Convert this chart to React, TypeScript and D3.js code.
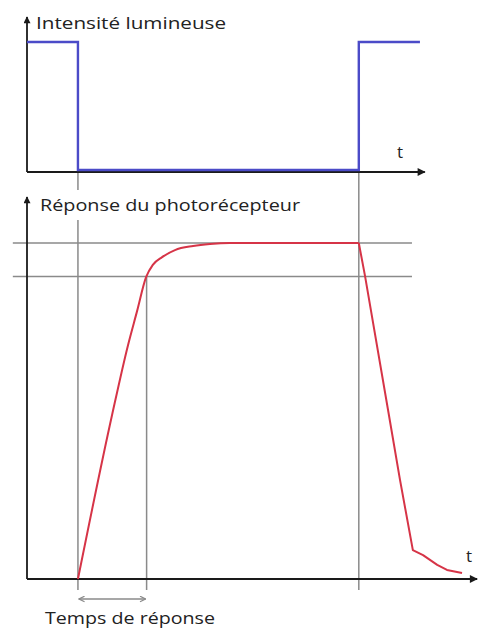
+++++
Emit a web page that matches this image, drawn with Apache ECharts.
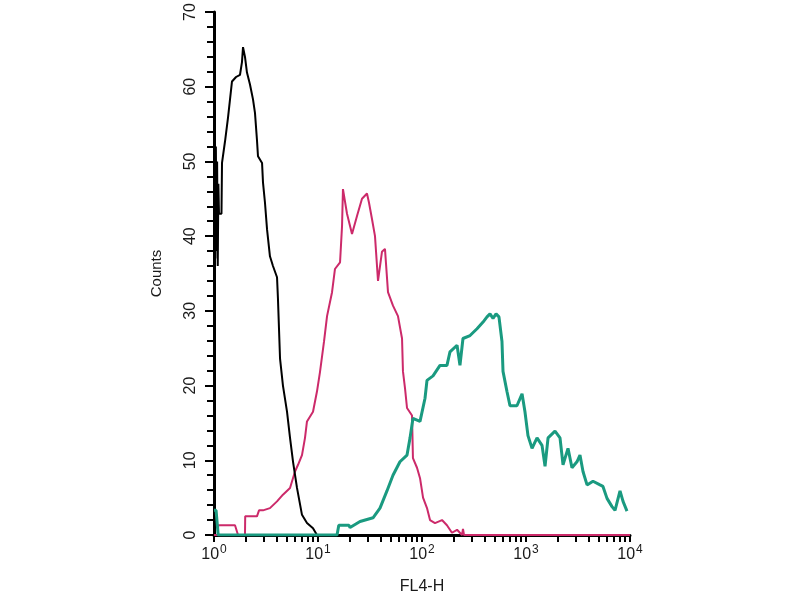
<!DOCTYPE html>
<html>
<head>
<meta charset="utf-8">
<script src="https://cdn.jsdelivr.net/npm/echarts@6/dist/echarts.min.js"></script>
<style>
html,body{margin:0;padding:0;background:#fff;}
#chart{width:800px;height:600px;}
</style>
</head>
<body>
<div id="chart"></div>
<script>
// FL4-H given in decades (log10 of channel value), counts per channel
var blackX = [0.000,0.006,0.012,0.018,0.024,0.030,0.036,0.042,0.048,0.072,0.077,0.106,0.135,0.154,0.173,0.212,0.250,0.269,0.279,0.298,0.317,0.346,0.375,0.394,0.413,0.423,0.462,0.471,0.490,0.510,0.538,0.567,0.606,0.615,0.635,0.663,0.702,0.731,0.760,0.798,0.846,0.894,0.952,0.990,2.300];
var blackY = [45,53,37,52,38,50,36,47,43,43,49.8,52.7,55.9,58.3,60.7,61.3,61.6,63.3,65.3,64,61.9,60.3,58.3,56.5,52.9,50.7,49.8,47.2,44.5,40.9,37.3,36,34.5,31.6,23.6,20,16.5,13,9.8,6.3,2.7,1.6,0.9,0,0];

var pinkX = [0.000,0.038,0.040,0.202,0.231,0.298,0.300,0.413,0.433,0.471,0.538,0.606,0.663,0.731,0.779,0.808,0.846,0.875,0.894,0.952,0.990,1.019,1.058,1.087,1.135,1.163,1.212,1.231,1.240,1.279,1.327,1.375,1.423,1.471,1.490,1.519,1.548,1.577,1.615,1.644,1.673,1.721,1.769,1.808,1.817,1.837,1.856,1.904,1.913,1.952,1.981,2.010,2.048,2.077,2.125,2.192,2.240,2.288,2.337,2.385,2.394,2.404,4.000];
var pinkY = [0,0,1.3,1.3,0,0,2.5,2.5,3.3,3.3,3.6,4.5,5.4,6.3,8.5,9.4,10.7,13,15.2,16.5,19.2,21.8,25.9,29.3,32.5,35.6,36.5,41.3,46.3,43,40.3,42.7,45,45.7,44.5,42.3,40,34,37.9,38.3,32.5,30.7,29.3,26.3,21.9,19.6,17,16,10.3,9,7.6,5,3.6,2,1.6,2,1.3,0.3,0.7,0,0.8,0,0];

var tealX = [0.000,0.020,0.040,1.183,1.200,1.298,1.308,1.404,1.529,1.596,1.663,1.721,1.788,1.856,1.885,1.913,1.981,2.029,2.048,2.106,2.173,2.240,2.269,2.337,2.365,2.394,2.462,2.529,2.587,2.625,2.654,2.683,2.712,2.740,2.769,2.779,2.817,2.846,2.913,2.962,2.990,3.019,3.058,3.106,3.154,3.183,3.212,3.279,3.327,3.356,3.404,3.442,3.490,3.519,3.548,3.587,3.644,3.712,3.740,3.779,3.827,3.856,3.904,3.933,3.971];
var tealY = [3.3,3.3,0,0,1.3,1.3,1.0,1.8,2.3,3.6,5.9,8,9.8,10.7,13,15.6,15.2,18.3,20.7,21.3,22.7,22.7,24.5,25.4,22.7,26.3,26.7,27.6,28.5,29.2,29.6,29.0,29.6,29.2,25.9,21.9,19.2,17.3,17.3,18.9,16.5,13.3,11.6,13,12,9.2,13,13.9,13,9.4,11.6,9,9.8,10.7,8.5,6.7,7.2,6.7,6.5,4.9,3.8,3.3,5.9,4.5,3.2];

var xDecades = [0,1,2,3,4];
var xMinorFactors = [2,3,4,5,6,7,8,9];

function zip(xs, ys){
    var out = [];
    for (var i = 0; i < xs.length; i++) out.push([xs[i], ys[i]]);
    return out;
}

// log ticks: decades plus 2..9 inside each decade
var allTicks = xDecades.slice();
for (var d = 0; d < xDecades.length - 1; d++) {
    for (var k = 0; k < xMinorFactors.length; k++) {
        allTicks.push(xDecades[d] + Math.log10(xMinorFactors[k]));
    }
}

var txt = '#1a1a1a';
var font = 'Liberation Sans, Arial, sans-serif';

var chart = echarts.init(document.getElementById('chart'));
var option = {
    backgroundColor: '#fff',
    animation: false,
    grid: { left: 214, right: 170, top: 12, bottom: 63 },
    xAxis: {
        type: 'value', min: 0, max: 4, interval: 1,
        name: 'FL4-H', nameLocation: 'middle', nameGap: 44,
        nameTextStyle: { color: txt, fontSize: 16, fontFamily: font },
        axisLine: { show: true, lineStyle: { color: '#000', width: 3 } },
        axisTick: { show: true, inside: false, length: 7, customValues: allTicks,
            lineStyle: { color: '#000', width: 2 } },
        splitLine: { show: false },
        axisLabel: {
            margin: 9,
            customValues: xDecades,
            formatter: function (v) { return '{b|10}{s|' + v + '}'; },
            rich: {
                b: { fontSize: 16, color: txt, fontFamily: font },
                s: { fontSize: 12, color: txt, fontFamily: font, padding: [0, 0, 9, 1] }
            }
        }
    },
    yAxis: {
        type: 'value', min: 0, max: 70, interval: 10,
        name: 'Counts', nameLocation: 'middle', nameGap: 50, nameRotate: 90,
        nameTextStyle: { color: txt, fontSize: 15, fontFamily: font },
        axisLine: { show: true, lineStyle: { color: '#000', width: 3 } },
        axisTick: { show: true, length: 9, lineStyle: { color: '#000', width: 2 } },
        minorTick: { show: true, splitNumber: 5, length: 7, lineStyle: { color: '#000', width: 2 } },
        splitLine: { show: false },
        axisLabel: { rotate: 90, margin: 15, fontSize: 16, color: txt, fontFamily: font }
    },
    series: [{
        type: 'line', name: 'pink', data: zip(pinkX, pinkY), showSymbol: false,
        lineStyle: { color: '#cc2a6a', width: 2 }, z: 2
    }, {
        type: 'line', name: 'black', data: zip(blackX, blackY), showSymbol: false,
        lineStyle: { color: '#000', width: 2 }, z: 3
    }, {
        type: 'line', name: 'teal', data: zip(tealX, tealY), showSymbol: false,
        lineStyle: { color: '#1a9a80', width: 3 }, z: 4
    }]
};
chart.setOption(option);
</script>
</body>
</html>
+++++
WHAT TO DO » Which lines in the listing above hold the word "this"? Show each of them.

EXERCISE RESULT »
Convert this chart to React, TypeScript and D3.js code.
Emit a web page that matches this image, drawn with Apache ECharts.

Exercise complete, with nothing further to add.